* [GIVEN INFORMATION]:
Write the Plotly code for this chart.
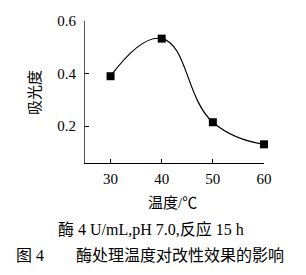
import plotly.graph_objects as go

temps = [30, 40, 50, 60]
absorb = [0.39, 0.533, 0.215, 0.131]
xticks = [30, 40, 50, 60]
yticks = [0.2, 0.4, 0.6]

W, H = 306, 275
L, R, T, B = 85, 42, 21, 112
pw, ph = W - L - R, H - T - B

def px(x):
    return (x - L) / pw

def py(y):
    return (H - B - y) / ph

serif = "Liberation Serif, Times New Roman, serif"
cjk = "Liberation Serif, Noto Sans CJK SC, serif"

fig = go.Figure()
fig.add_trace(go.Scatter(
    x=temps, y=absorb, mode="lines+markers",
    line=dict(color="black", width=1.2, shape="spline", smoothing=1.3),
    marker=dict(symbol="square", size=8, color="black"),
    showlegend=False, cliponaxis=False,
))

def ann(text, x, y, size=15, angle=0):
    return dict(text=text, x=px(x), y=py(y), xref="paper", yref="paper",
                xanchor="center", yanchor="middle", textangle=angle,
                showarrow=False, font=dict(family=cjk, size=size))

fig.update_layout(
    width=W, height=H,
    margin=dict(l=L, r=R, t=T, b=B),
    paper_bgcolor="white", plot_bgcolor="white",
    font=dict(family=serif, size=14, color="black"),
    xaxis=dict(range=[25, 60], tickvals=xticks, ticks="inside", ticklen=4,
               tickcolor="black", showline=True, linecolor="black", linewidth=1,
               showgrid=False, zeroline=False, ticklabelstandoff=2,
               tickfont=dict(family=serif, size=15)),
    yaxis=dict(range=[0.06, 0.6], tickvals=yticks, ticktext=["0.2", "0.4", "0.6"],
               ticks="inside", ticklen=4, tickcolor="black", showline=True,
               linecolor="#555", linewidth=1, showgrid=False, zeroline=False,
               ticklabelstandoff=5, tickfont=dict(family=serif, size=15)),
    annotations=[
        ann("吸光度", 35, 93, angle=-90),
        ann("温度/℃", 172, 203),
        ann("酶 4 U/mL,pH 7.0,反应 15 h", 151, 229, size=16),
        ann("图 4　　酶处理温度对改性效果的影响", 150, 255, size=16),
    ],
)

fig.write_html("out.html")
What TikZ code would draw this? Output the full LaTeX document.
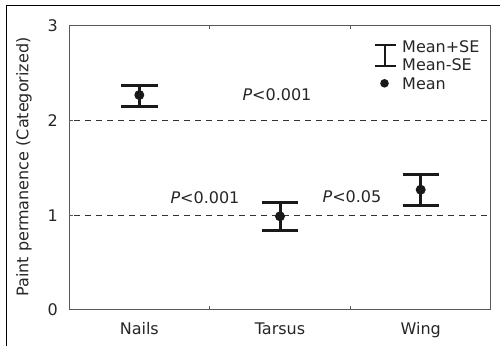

* [GOAL OF THE EXERCISE]: Return, unchanged, the lines from the first line of the material through the line that holds "pw, ph = W - L - R, H - T - B", inclusive, omitting pictures.

* [WORKED ANSWER]:
Write the Plotly code for this chart.
import plotly.graph_objects as go

temps = [30, 40, 50, 60]
absorb = [0.39, 0.533, 0.215, 0.131]
xticks = [30, 40, 50, 60]
yticks = [0.2, 0.4, 0.6]

W, H = 306, 275
L, R, T, B = 85, 42, 21, 112
pw, ph = W - L - R, H - T - B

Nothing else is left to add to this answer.